* OBJECTIVE *
Locate each line with the string "chart" in the listing below and copy it.

[start]

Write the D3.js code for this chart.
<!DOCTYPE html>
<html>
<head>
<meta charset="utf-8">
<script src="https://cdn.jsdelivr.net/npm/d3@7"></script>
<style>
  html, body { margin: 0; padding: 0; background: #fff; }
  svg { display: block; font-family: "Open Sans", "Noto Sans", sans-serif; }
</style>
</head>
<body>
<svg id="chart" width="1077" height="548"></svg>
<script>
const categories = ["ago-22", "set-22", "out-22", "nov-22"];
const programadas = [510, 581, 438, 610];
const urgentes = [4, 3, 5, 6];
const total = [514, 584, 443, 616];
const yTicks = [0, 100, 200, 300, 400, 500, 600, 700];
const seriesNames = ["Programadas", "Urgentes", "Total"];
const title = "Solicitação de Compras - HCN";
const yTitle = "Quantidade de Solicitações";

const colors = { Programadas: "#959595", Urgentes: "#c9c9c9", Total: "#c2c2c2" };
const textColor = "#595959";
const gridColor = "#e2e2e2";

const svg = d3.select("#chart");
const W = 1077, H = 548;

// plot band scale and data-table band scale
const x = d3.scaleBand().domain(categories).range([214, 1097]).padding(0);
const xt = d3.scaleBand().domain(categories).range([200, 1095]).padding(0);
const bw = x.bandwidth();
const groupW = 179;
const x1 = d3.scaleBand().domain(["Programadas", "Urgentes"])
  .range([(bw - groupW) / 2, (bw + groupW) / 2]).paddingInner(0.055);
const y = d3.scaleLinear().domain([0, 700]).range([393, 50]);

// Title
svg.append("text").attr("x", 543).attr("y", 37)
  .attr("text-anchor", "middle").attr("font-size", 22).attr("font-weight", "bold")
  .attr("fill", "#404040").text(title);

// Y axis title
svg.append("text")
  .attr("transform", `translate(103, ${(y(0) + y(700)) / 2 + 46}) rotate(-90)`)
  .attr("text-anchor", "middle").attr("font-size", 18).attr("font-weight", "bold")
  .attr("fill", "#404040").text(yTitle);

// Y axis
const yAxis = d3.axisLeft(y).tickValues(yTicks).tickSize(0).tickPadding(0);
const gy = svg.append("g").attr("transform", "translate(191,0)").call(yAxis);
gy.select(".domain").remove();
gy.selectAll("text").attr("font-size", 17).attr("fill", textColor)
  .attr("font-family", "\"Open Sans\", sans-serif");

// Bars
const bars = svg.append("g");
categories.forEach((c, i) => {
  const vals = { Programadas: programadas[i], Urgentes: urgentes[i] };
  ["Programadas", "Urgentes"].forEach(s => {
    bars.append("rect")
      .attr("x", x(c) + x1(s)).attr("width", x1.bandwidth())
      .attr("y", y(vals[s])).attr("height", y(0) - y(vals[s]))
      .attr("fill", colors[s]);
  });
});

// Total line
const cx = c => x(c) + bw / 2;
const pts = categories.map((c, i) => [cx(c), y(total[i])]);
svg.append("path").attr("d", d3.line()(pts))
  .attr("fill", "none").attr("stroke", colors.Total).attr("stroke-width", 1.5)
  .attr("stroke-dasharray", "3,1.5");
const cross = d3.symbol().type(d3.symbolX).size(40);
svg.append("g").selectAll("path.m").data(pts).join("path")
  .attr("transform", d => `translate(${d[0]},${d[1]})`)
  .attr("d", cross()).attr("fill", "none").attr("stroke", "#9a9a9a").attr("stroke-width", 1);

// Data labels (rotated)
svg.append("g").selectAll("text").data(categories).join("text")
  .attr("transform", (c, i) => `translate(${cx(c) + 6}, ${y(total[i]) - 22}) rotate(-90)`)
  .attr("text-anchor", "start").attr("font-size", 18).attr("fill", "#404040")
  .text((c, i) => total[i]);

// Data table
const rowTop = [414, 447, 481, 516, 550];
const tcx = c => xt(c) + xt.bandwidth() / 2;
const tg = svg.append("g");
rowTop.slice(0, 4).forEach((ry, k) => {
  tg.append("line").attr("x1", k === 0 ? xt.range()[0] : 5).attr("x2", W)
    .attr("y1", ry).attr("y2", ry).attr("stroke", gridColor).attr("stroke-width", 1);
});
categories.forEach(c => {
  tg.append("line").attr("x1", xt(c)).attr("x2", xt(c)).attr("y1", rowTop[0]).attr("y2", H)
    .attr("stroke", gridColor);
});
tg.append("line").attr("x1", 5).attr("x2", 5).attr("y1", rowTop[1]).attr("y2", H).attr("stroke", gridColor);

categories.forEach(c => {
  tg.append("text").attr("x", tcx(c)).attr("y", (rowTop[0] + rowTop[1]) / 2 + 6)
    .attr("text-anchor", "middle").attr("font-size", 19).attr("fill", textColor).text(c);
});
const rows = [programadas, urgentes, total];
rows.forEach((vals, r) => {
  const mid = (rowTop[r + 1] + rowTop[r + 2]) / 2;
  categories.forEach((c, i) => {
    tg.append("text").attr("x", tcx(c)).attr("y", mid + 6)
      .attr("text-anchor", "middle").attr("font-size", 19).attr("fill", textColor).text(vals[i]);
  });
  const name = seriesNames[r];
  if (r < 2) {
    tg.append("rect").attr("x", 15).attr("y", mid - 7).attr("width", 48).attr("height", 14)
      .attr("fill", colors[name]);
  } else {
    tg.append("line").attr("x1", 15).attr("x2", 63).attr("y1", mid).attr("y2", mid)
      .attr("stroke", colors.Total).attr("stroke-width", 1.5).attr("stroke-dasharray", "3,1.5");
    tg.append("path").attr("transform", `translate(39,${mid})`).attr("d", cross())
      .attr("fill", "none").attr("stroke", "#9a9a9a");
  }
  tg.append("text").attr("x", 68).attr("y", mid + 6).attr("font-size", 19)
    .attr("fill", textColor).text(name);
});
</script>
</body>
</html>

[end]

* COMPLETED TASK *
Write the D3.js code for this chart.
<svg id="chart" width="1077" height="548"></svg>
const svg = d3.select("#chart");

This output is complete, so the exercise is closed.